大谷翔平との日々は「感謝してもしきれない」カート・スズキと日本人選手の温かい交流「松井はジョークが大好き」「同じ鈴木で嬉しいよ」<Number Web> photograph by Getty Images

エンゼルスでは大谷翔平とバッテリーも組んだ捕手カート・スズキ。現役引退を表明した彼に、日本人メジャーリーガたちとの思い出を聞いた。

「彼ほどに厄介な選手はいなかった(笑)。同じ名前だし、同じチームでプレーしたかったよ(笑)。イチローには誰が何を投げたって打たれちゃう。足も速いからね。でも、足が速いから内野安打が多いわけではないんだ。彼はいつだってフルスイングする。内野手はそのスイングで身構えてしまう。

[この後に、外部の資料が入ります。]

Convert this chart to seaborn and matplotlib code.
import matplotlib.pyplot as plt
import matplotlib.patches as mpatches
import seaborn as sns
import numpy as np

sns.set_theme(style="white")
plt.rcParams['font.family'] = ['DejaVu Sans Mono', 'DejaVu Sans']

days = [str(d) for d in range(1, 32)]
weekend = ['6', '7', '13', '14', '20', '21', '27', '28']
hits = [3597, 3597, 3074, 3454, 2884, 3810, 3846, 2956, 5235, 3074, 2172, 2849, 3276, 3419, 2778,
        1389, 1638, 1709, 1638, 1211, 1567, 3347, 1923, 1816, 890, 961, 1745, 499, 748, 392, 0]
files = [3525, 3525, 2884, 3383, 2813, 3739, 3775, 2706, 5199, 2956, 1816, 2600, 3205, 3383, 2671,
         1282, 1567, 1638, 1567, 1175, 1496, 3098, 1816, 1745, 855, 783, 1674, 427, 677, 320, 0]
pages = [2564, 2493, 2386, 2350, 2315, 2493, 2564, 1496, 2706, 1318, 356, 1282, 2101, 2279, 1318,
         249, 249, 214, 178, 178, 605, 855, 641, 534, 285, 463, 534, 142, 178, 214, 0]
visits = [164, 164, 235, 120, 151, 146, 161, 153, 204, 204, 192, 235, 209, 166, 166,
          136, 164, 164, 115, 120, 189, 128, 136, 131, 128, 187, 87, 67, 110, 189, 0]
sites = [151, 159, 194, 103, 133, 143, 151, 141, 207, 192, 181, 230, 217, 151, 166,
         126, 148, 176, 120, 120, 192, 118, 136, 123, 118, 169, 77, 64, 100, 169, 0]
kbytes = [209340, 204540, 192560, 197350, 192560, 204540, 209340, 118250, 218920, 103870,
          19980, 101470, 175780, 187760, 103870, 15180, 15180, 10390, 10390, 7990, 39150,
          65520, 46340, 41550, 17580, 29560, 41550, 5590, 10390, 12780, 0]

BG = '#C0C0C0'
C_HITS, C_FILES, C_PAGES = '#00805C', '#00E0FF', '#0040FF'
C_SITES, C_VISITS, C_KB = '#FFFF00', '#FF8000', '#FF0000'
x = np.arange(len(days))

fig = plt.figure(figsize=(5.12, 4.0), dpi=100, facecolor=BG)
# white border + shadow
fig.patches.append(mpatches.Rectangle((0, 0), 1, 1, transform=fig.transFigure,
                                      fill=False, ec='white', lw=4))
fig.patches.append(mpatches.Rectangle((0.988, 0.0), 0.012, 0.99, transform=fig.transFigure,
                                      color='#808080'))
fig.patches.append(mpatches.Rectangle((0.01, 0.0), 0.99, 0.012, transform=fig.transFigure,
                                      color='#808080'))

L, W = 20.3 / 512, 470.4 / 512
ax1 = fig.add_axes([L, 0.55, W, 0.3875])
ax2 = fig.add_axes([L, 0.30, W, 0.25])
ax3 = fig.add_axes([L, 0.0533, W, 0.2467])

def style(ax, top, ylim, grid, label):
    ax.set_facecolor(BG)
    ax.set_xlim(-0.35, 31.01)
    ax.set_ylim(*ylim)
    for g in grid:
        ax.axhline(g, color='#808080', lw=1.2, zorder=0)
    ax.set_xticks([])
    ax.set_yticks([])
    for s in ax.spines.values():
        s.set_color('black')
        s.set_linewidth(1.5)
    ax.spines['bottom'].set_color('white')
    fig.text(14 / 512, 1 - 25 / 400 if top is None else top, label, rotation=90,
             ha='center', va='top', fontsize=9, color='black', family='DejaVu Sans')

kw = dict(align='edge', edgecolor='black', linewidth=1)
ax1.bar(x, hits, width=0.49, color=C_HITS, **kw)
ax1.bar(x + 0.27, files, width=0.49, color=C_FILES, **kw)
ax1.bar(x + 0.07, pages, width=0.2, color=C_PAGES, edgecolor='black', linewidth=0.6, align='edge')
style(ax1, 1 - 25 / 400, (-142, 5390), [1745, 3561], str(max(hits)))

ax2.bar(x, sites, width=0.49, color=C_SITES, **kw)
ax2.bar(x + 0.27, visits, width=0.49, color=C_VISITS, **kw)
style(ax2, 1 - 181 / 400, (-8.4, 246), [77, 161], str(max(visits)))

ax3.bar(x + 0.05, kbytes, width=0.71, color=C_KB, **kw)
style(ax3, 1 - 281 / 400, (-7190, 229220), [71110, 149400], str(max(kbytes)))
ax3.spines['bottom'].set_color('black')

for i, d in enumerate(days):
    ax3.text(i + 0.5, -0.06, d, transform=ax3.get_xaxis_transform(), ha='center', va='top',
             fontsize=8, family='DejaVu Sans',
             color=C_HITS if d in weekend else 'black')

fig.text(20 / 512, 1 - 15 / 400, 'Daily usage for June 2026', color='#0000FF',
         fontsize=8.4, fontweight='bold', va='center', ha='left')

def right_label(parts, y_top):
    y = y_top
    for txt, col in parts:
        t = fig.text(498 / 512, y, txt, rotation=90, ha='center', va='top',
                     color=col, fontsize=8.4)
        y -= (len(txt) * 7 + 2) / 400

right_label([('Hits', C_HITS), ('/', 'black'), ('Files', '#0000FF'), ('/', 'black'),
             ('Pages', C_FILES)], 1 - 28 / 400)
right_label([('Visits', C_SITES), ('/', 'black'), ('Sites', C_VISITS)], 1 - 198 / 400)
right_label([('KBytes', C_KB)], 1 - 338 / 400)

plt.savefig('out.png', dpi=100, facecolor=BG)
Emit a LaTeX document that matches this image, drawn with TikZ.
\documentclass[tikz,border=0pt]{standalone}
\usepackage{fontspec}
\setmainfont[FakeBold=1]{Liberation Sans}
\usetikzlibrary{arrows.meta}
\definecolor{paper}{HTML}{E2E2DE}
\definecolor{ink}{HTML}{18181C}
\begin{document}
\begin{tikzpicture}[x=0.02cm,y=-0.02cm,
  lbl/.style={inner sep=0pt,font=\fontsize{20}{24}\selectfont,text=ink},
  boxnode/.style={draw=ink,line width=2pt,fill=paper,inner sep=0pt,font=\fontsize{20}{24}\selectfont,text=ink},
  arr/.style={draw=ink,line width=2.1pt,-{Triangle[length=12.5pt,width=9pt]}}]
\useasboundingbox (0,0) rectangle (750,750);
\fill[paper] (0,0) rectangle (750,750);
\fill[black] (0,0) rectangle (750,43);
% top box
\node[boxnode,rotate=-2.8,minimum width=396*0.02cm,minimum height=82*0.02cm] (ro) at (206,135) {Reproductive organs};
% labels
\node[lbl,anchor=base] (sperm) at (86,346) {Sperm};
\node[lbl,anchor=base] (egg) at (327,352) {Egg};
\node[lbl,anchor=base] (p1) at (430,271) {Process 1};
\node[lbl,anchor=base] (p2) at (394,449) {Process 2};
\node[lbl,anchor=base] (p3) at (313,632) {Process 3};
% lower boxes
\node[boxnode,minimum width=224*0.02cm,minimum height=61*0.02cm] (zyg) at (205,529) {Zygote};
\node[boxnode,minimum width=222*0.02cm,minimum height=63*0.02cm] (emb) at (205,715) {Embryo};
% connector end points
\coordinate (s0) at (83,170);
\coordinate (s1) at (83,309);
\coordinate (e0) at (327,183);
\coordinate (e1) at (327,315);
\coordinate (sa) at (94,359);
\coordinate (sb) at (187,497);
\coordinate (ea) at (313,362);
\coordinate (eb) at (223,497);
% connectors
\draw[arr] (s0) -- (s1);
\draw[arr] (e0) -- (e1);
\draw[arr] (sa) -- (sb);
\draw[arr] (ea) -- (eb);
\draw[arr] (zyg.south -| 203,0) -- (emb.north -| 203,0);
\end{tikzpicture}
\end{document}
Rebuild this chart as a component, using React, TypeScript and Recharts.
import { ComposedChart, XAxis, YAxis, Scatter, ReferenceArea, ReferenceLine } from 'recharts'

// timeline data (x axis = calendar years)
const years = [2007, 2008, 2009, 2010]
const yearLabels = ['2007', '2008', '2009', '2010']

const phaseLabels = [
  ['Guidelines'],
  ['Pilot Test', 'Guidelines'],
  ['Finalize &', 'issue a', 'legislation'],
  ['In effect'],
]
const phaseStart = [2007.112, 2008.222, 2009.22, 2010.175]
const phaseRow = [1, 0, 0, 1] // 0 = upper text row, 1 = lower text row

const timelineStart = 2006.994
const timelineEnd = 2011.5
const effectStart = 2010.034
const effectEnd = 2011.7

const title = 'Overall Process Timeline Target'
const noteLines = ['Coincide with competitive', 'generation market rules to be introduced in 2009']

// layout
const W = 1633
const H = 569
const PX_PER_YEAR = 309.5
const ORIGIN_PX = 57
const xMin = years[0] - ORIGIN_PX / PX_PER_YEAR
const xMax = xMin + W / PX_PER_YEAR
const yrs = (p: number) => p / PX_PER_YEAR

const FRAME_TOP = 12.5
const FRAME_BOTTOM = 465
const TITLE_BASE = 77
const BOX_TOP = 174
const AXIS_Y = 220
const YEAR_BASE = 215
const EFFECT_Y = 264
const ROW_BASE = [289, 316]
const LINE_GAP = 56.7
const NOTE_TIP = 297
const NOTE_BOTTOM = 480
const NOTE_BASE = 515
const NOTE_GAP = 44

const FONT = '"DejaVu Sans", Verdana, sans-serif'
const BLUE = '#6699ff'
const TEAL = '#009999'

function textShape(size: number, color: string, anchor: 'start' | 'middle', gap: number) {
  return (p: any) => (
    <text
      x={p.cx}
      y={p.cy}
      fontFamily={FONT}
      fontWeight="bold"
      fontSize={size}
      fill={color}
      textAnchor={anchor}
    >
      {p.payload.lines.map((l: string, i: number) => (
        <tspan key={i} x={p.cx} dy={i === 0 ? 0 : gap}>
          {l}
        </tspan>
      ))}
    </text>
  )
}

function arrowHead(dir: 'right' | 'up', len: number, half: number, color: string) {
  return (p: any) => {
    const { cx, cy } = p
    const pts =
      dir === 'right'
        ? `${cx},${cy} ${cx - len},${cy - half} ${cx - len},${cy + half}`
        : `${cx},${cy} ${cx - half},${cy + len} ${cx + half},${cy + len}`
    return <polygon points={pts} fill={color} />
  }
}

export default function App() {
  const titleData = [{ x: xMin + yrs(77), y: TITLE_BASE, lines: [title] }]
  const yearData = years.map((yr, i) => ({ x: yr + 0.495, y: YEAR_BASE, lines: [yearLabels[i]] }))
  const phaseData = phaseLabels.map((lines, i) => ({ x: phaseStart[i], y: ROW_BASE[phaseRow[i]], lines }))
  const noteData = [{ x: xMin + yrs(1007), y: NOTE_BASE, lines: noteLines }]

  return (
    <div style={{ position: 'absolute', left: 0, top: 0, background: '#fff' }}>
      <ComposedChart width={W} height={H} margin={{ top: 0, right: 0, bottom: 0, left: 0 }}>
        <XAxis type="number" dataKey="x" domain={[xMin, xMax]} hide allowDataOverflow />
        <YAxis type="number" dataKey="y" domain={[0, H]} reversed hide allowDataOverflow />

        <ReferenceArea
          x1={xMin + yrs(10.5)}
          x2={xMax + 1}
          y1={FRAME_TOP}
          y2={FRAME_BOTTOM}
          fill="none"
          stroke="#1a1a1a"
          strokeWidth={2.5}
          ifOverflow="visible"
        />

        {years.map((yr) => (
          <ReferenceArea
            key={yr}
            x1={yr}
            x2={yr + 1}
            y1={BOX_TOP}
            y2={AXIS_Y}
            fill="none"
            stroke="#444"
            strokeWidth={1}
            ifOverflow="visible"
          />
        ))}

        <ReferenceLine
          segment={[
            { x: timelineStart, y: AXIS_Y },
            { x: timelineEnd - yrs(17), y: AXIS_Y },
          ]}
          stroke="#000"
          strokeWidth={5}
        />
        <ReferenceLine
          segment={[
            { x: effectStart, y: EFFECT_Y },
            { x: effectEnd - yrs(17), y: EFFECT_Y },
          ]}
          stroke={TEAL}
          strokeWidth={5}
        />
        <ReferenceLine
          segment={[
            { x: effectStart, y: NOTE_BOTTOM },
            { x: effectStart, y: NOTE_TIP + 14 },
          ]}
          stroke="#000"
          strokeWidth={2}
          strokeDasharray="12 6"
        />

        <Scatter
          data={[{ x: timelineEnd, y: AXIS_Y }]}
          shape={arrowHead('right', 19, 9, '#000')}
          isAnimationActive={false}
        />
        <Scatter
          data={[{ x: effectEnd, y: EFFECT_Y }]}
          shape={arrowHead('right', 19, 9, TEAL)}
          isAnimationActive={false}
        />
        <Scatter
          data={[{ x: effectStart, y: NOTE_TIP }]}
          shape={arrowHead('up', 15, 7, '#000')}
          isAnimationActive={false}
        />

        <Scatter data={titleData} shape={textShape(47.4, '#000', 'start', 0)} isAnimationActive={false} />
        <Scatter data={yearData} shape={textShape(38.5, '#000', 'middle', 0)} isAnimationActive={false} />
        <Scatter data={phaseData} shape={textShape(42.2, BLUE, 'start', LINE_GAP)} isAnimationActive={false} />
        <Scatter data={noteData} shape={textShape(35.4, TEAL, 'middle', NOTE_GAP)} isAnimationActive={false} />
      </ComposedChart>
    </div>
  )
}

そこに緩いゴロが来れば野手のスタートは遅れるというものさ。仲間の内野手がそんなことを言っていたのを思い出すね。

 厄介なバッターだったけど、彼と話すのは楽しかった。彼ほどにバットコントロールが巧みな打者はもう2度とお目にかかれないと思っている。同じ『鈴木』で嬉しいよ(笑)」

 実はメジャーには「鈴木」の名でプレーした選手が4人いる。「鈴木さん」に全員の名がわかるかを聞いてみた。答えは100点満点。オチまでつけてくれた。

「イチロー、ミー(me)、セイヤ、マックだね! オークランド時代、僕はマックとはキャンプで一緒(05年)だった時期があるんだ。彼の名前は『誠』、僕は『清』だよ(笑)」

 フルネームは「Kurt Kiyoshi Suzuki」。愛されるキャラクターであることはこんなところからも伺える。

松井秀喜は「ジョーク・スター」だった

 そんな「鈴木さん」は松井秀喜さんともチームメートとなった。11年シーズン。松井さんが37歳でアスレチックスに在籍した時のことだった。

「彼ほどに素晴らしい人間性を持っていた選手はいない。ベストと言えるかもしれない。信じられないくらいいい人だった。ジョークが大好きでね。僕は『ジョーク・スター』と呼んでいた。

 彼が選手として日米で成し遂げたことはエリートだ。彼がいた頃のジャイアンツ(日本)はヤンキースと一緒だったと聞いたんだ。伝統があり、常勝を求められ、そこで中心選手としてプレーし結果を出す。彼が背負ってきたものが彼のプレーにはにじみ出ていた。野球には状況に応じてすべきプレーがあり、彼は必ずそれを遂行した。だから、ヤンキースでもあれだけ愛されたのだと思う。